--- STATED GOAL ---
Drop every picture, then transcribe the remaining data exactly.

--- PROVIDED DATA ---
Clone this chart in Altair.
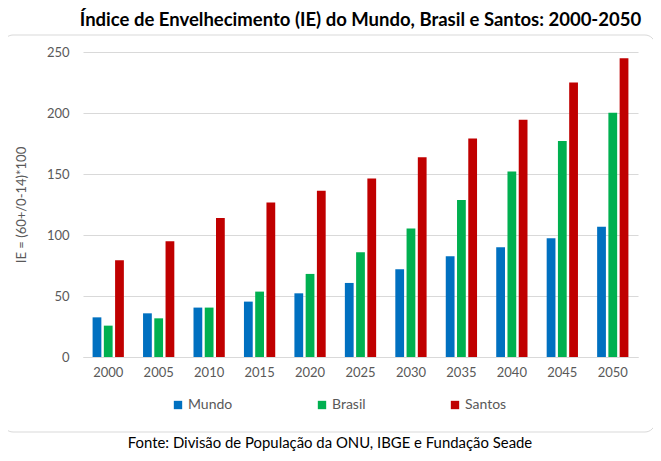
import altair as alt
import pandas as pd

years = ["2000", "2005", "2010", "2015", "2020", "2025", "2030", "2035", "2040", "2045", "2050"]
series = ["Mundo", "Brasil", "Santos"]
mundo = [32.5, 35.8, 40.5, 45.4, 52.2, 60.7, 71.9, 82.6, 90.0, 97.4, 106.7]
brasil = [25.7, 31.7, 40.5, 53.6, 68.1, 85.9, 105.3, 128.6, 152.1, 177.0, 200.2]
santos = [79.3, 94.9, 114.0, 126.6, 136.2, 146.3, 163.8, 179.2, 194.5, 225.1, 244.8]
colors = ["#0070C0", "#00B050", "#C00000"]

rows = []
for i, y in enumerate(years):
    for s, vals in zip(series, [mundo, brasil, santos]):
        rows.append({"Ano": y, "Série": s, "IE": vals[i]})
df = pd.DataFrame(rows)

FONT = "Lato"
GRAY = "#595959"

bars = alt.Chart(df).mark_bar().encode(
    x=alt.X("Ano:N", sort=years, title=None,
            scale=alt.Scale(paddingInner=0.38, paddingOuter=0.19),
            axis=alt.Axis(labelAngle=0, labelFontSize=13, labelColor=GRAY, labelFont=FONT,
                          ticks=False, domainColor="#d9d9d9", labelPadding=9)),
    xOffset=alt.XOffset("Série:N", sort=series, scale=alt.Scale(paddingInner=0.22)),
    y=alt.Y("IE:Q", title="IE = (60+/0-14)*100",
            scale=alt.Scale(domain=[0, 250]),
            axis=alt.Axis(values=[0, 50, 100, 150, 200, 250], labelFontSize=13, labelColor=GRAY,
                          labelFont=FONT, ticks=False, domain=False, gridColor="#d9d9d9",
                          labelPadding=14, titleFontSize=13, titleFont=FONT, titleColor=GRAY,
                          titleFontWeight="normal", titlePadding=18)),
    color=alt.Color("Série:N", sort=series, scale=alt.Scale(domain=series, range=colors),
                    legend=alt.Legend(title=None, orient="none", direction="horizontal",
                                      legendX=88, legendY=346, symbolType="square",
                                      symbolSize=70, symbolStrokeWidth=0, labelFontSize=14,
                                      labelColor=GRAY, labelFont=FONT, columnPadding=82,
                                      labelOffset=3)),
)

frame = alt.Chart(pd.DataFrame({"k": [0]})).mark_rect(
    fill=None, stroke="#d9d9d9", strokeWidth=1, cornerRadius=10
).encode(x=alt.value(-80), x2=alt.value(572), y=alt.value(-17), y2=alt.value(380))

footer = alt.Chart(pd.DataFrame({"t": ["Fonte: Divisão de População da ONU, IBGE e Fundação Seade"]})).mark_text(
    fontSize=14.9, font=FONT, color="#000000", align="center", baseline="middle"
).encode(text="t:N", x=alt.value(247), y=alt.value(392))

chart = alt.layer(frame, bars, footer).properties(
    width=555, height=305,
    title=alt.Title("Índice de Envelhecimento (IE) do Mundo, Brasil e Santos: 2000-2050",
                    fontSize=18.5, font=FONT, fontWeight="bold", color="#000000",
                    anchor="middle", offset=5),
    autosize=alt.AutoSizeParams(type="none"),
    padding={"left": 75, "top": 44, "right": 15, "bottom": 96},
).configure_view(stroke=None)

chart.save("out.html", embed_options={"renderer": "svg", "actions": False})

--- SOLUTION TO THIS EXERCISE ---
Clone this chart in Altair.
import altair as alt
import pandas as pd

years = ["2000", "2005", "2010", "2015", "2020", "2025", "2030", "2035", "2040", "2045", "2050"]
series = ["Mundo", "Brasil", "Santos"]
mundo = [32.5, 35.8, 40.5, 45.4, 52.2, 60.7, 71.9, 82.6, 90.0, 97.4, 106.7]
brasil = [25.7, 31.7, 40.5, 53.6, 68.1, 85.9, 105.3, 128.6, 152.1, 177.0, 200.2]
santos = [79.3, 94.9, 114.0, 126.6, 136.2, 146.3, 163.8, 179.2, 194.5, 225.1, 244.8]
colors = ["#0070C0", "#00B050", "#C00000"]

rows = []
for i, y in enumerate(years):
    for s, vals in zip(series, [mundo, brasil, santos]):
        rows.append({"Ano": y, "Série": s, "IE": vals[i]})
df = pd.DataFrame(rows)

FONT = "Lato"
GRAY = "#595959"

bars = alt.Chart(df).mark_bar().encode(
    x=alt.X("Ano:N", sort=years, title=None,
            scale=alt.Scale(paddingInner=0.38, paddingOuter=0.19),
            axis=alt.Axis(labelAngle=0, labelFontSize=13, labelColor=GRAY, labelFont=FONT,
                          ticks=False, domainColor="#d9d9d9", labelPadding=9)),
    xOffset=alt.XOffset("Série:N", sort=series, scale=alt.Scale(paddingInner=0.22)),
    y=alt.Y("IE:Q", title="IE = (60+/0-14)*100",
            scale=alt.Scale(domain=[0, 250]),
            axis=alt.Axis(values=[0, 50, 100, 150, 200, 250], labelFontSize=13, labelColor=GRAY,
                          labelFont=FONT, ticks=False, domain=False, gridColor="#d9d9d9",
                          labelPadding=14, titleFontSize=13, titleFont=FONT, titleColor=GRAY,
                          titleFontWeight="normal", titlePadding=18)),
    color=alt.Color("Série:N", sort=series, scale=alt.Scale(domain=series, range=colors),
                    legend=alt.Legend(title=None, orient="none", direction="horizontal",
                                      legendX=88, legendY=346, symbolType="square",
                                      symbolSize=70, symbolStrokeWidth=0, labelFontSize=14,
                                      labelColor=GRAY, labelFont=FONT, columnPadding=82,
                                      labelOffset=3)),
)

frame = alt.Chart(pd.DataFrame({"k": [0]})).mark_rect(
    fill=None, stroke="#d9d9d9", strokeWidth=1, cornerRadius=10
).encode(x=alt.value(-80), x2=alt.value(572), y=alt.value(-17), y2=alt.value(380))

footer = alt.Chart(pd.DataFrame({"t": ["Fonte: Divisão de População da ONU, IBGE e Fundação Seade"]})).mark_text(
    fontSize=14.9, font=FONT, color="#000000", align="center", baseline="middle"
).encode(text="t:N", x=alt.value(247), y=alt.value(392))

chart = alt.layer(frame, bars, footer).properties(
    width=555, height=305,
    title=alt.Title("Índice de Envelhecimento (IE) do Mundo, Brasil e Santos: 2000-2050",
                    fontSize=18.5, font=FONT, fontWeight="bold", color="#000000",
                    anchor="middle", offset=5),
    autosize=alt.AutoSizeParams(type="none"),
    padding={"left": 75, "top": 44, "right": 15, "bottom": 96},
).configure_view(stroke=None)

chart.save("out.html", embed_options={"renderer": "svg", "actions": False})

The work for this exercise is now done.